Los antiguos faraones egipcios creían que aquello que no tenía nombre no podía perdurar en el tiempo. Quizás se equivocaban.
Todos tenemos nuestros vicios ocultos. Uno de los míos, que a pesar de ser de los más confesables siempre guardo bajo una cierta discreción por pudor y por sentido común, es tocar el charango.
Puede parecer extraño pero este pequeño instrumento no es del todo desconocido por estas latitudes. Ya en los sesenta un grupo mallorquín llamado "Los Valldemosa" y otro de pop llamado "Los Diablos" lo habían usado. Más tarde, en los setenta, algunos trovadores lo utilizaron de una manera más o menos estable en sus formaciones: Maria del Mar Bonet de la mano del chileno Lautaro Rosas y Ovidi Montllor de la mano del argentino Carlos Boldori. Incluso Lluís Llach lo incorporó de forma esporádica en alguno de sus discos.
El charango llegó a mi vida por donde llegaron tantas cosas — cosas que luego se fueron por el mismo lugar—: el Quilapayún. Yo, de mayor, quería ser Quilapayún. Luego, la vida —sabia por vieja, por diabla y por cabrona— me hizo ver que lo mejor es ser uno mismo y que no es oro todo lo que reluce. Pero estoy marchando del tema.
En aquellos tiempos jurásicos donde no existía ni Internet ni la globalización —ni para lo bueno, ni para lo malo— la única forma de aprender a tocar charango era la observación, la imitación y algún que otro método del maestro Ernesto Cavour que llegaba a estas latitudes no se sabe muy bien de qué manera. Asistía a cuanto concierto me era posible y tomaba nota mental de las posiciones y de las técnicas que luego repetía machaconamente en mi casa, no siempre ni con buena fortuna ni con el plácet de mis vecinos.
Fue en el 1977 que apareció por Barcelona una efímera banda formada por estudiantes que se presentó como "Agrupación Boliviana Inti" y que llegaron a grabar un LP con el nombre "Inti de Bolivia". Fue un curioso concierto donde un Joan Isaac de pelo largo ejerció de anfitrión y protagonizó la primera parte dejando en la segunda todo el protagonismo a la banda andina.
Ahí escuché por primera vez un bailecito que tras repetirlo una y mil veces, me ha acompañado toda la vida porque es un tema que reúne todos los ingredientes necesarios para un estudiante sin talento como yo: es relativamente sencillo pero impresionaba a las niñas que luego —como siempre ha dicho Serrat— se dejaban tocar el culo que era lo único que pretendíamos.

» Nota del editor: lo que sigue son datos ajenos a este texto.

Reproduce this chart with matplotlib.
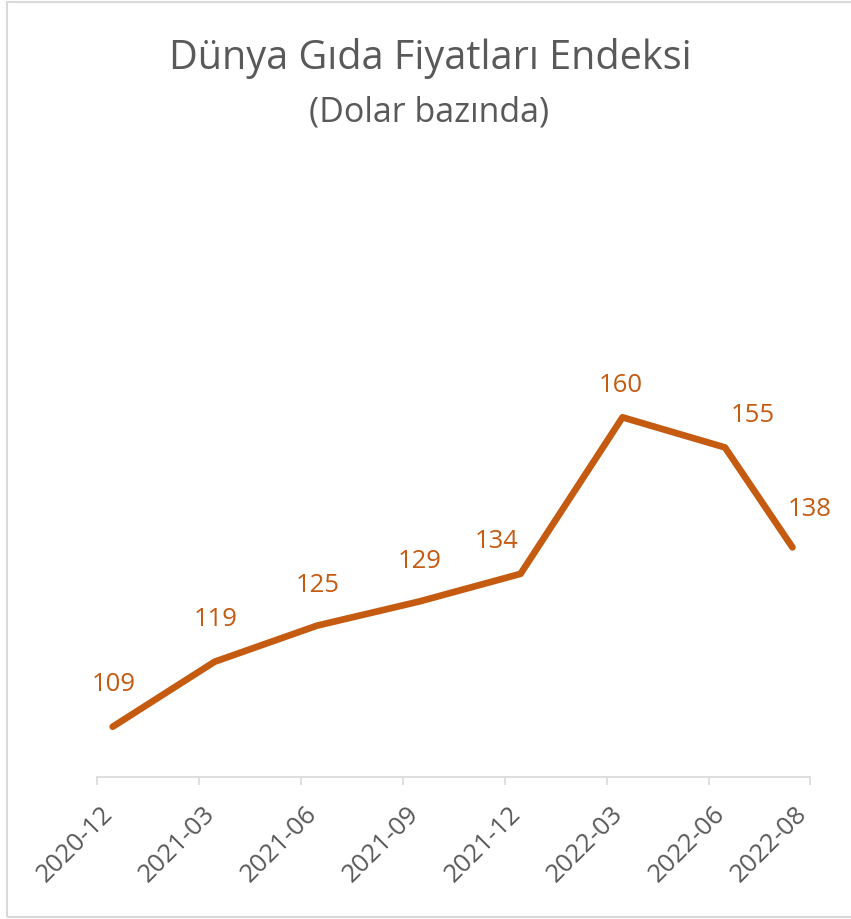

Jamás supe como se llamaba esa pieza, contradiciendo a los viejos faraones que creían que lo que no tenía nombre acaba desapareciendo. Quizás porque siempre me ha acompañado, no necesitaba saberlo. Era simplemente "el bailecito" y eso me bastaba.
Todavía lo toco. Ahora ya no me dedico a tocarle el culo a las niñas, pero me resulta perfecto para calentar las manos —ahora que no puedo dedicarle tanta fidelidad— puesto que obliga a la izquierda a ser muy precisa y a la derecha a voletear como un colibrí.
No hace mucho, nuestro amigo y hermano Hannes Salo me pasó una de sus innumerables perlas que no por abundantes dejan de ser menos preciosas. Se trataba de un LP de 1966 de "Los Jairas", este mítico grupo boliviano formado por Edgar "Yayo" Jofré, Ernesto Cavour, Gilbert Favre "El Gringo" y Julio Godoy. Y en ese disco ¡ah, hermanos! apareció mi innominado bailecito.
Pues parece ser que se llama "Huayno de Yupanqui" —curioso nombre para un bailecito— y ya hace más de cuarenta años el maestro Cavour lo ejecutaba mejor de lo que yo lo haré en mi vida.
Mi canción, mi compañera, ahora que ya tiene nombre y después de haberme acompañado tanto tiempo, me ha recordado que la vida, a pesar de todo y todavía, es un constante aprendizaje.
Y que no hemos perdido la capacidad de sorpresa que, al fin y al cabo, es la sensación de seguir con vida.